On August 21, 2019, the Belgian Data Protection Authority (the “Belgian DPA”) published a press release informing of its intention to further investigate a data breach that was notified by Adecco Belgium, a temporary employment agency. The data breach affected thousands of biometric data, including fingerprints and images allowing facial recognition, and was suffered by the company Suprema. The compromised data included approximately 2,000 fingerprints of Adecco Belgium’s employees.
According to David Stevens, the Belgian DPA’s Commissioner, this type of data is particularly sensitive because it cannot be modified in the event of a data breach, while this would be possible with other types of personal data, such as a password. Accordingly, the highest security standards must be implemented when processing biometric data, including fingerprints. In addition, the Commissioner recalls that data controllers should always assess whether the processing of biometric data is necessary for the purposes it is trying to achieve (in this case, for identification purposes), or whether it could be achieved using less intrusive means.
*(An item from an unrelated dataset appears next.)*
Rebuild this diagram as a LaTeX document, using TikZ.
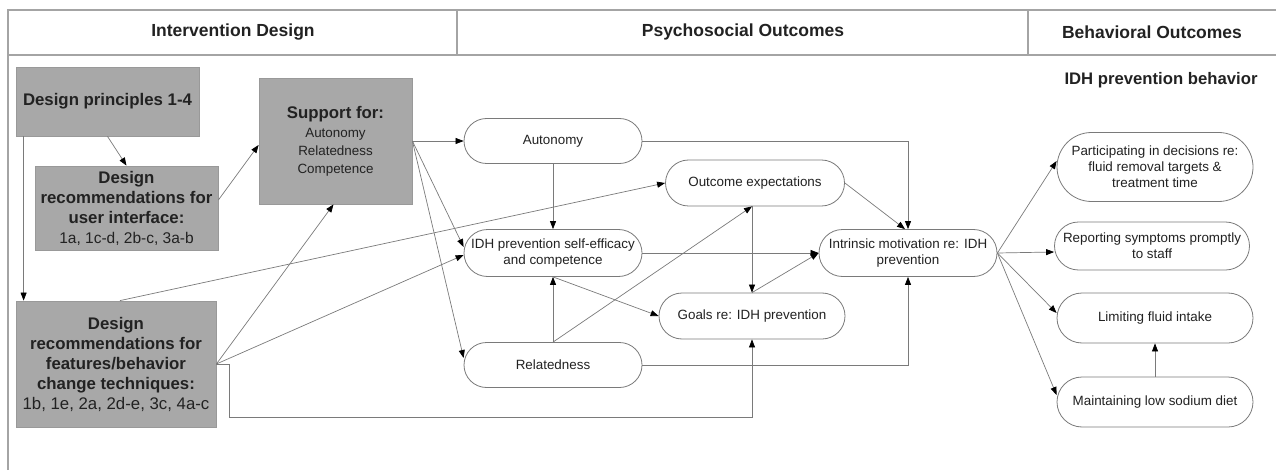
\documentclass[tikz,border=0pt]{standalone}
\usepackage{fontspec}
\setmainfont{Liberation Sans}
\usetikzlibrary{arrows.meta, positioning, shapes.misc}

\definecolor{boxgray}{HTML}{A8A8A8}
\definecolor{edgegray}{HTML}{7A7A7A}
\definecolor{framegray}{HTML}{A4A4A4}
\definecolor{textdark}{HTML}{222222}

\begin{document}
\begin{tikzpicture}[
    x=1pt, y=-1pt,
    graybox/.style={rectangle, draw=black!40, fill=boxgray, line width=0.8pt, align=center,
                    text=textdark, inner sep=2pt, font=\fontsize{16.8}{20}\selectfont},
    oval/.style={rounded rectangle, draw=edgegray, fill=white, line width=0.8pt, align=center,
                 text=textdark, inner sep=2pt, font=\fontsize{13.4}{16.2}\selectfont},
    headtxt/.style={font=\fontsize{17.5}{20}\selectfont\bfseries, text=textdark},
    frame/.style={draw=framegray, line width=1.2pt},
    arrow/.style={-{Triangle[length=8pt, width=6pt, color=black]}, line width=0.7pt, draw=edgegray}
]
    \useasboundingbox (0,0) rectangle (1276,473);

    % Frame and headers
    \draw[frame] (8,470) -- (8,10) -- (1276,10);
    \draw[frame] (8,55) -- (1276,55);
    \draw[frame] (457,10) -- (457,55);
    \draw[frame] (1028,10) -- (1028,55);
    \node[headtxt] (hdesign) at (233,32) {Intervention Design};
    \node[headtxt] (hpsych) at (743,32) {Psychosocial Outcomes};
    \node[headtxt] (hbehav) at (1152,32) {Behavioral Outcomes};
    \node[headtxt, font=\fontsize{16.7}{20}\selectfont\bfseries] (hidh) at (1161,80) {IDH prevention behavior};

    % Intervention design
    \node[graybox, minimum width=183pt, minimum height=69pt] (dp) at (107.5,101.5)
        {\bfseries Design principles 1-4};
    \node[graybox, minimum width=183pt, minimum height=84pt] (ui) at (126.5,208)
        {\bfseries Design\\\bfseries recommendations for\\\bfseries user interface:\\
         {\fontsize{15.5}{20}\selectfont 1a, 1c-d, 2b-c, 3a-b}};
    \node[graybox, minimum width=153pt, minimum height=126pt] (sup) at (335.5,141)
        {\bfseries Support for:\\[-1pt]
         {\fontsize{13.4}{18}\selectfont Autonomy}\\[-2pt]
         {\fontsize{13.4}{18}\selectfont Relatedness}\\[-2pt]
         {\fontsize{13.4}{18}\selectfont Competence}};
    \node[graybox, minimum width=200pt, minimum height=126pt] (feat) at (116,364)
        {\bfseries Design\\\bfseries recommendations for\\\bfseries features/behavior\\
         \bfseries change techniques:\\1b, 1e, 2a, 2d-e, 3c, 4a-c};

    % Psychosocial outcomes
    \node[oval, minimum width=182pt, minimum height=45pt] (aut) at (553,141) {Autonomy};
    \node[oval, minimum width=183pt, minimum height=46pt] (oexp) at (755,183) {Outcome expectations};
    \node[oval, minimum width=182pt, minimum height=47pt] (seff) at (553,253)
        {IDH prevention self-efficacy\\and competence};
    \node[oval, minimum width=190pt, minimum height=46pt] (goal) at (752,316) {Goals re: IDH prevention};
    \node[oval, minimum width=182pt, minimum height=45pt] (rel) at (553,365) {Relatedness};
    \node[oval, minimum width=182pt, minimum height=47pt] (intr) at (908,253)
        {Intrinsic motivation re: IDH\\prevention};

    % Behavioral outcomes
    \node[oval, minimum width=200pt, minimum height=69pt] (part) at (1155,167)
        {Participating in decisions re:\\fluid removal targets \&\\treatment time};
    \node[oval, minimum width=199pt, minimum height=48pt] (rep) at (1152,246)
        {Reporting symptoms promptly\\to staff};
    \node[oval, minimum width=200pt, minimum height=50pt] (lim) at (1155,318) {Limiting fluid intake};
    \node[oval, minimum width=200pt, minimum height=50pt] (maint) at (1155,402) {Maintaining low sodium diet};

    % Design connectors
    \draw[arrow] (dp.south) -- (ui.north);
    \draw[arrow] ([xshift=8pt]dp.south west) -- ([xshift=8pt]feat.north west);
    \draw[arrow] ([yshift=8pt]ui.east) -- ([yshift=-4pt]sup.west);
    \draw[arrow] (feat.east) -- ([xshift=-2pt]sup.south);
    \draw[arrow] ([xshift=4pt]feat.north) -- (oexp.west);
    \draw[arrow] (feat.east) -- ([yshift=-2pt]seff.west);
    \draw[arrow] (feat.east) -- ++(13,0) -- ++(0,53) -| (goal.south);
    \draw[arrow] (sup.east) -- (aut.west);
    \draw[arrow] (sup.east) -- ([yshift=6pt]seff.west);
    \draw[arrow] (sup.east) -- ([yshift=7pt]rel.west);

    % Psychosocial connectors
    \draw[arrow] (aut.south) -- (seff.north);
    \draw[arrow] (aut.east) -| (intr.north);
    \draw[arrow] (oexp.east) -- ([xshift=-3pt]intr.north);
    \draw[arrow] (seff.east) -- (intr.west);
    \draw[arrow] (goal.north) -- (intr.west);
    \draw[arrow] (rel.east) -| (intr.south);
    \draw[arrow] (rel.north) -- (seff.south);
    \draw[arrow] (rel.north) -- ([xshift=-3pt]oexp.south);
    \draw[arrow] (seff.south) -- (goal.west);
    \draw[arrow] ([xshift=-3pt]oexp.south) -- (goal.north);

    % Behavioral connectors
    \draw[arrow] (intr.east) -- ([yshift=6pt]part.west);
    \draw[arrow] (intr.east) -- ([yshift=-6pt]rep.west);
    \draw[arrow] (intr.east) -- ([yshift=5pt]lim.west);
    \draw[arrow] (intr.east) -- ([yshift=7pt]maint.west);
    \draw[arrow] (maint.north) -- (lim.south);
\end{tikzpicture}
\end{document}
The Belgian DPA further reminded companies of the key principles to account for when processing biometric data:
- The processing of biometric data is, in principle, prohibited under the EU General Data Protection Regulation (“GDPR”), unless one of the exceptions set forth under the GDPR applies;
- The processing of biometric data for identification purposes requires a data protection impact assessment (“DPIA”). If the outcome of the DPIA is that the processing would result in a high risk, the processing should not take place;
- Data controllers and processors with access to biometric data (if any), must implement appropriate technical and organizational measures to ensure the security of the data.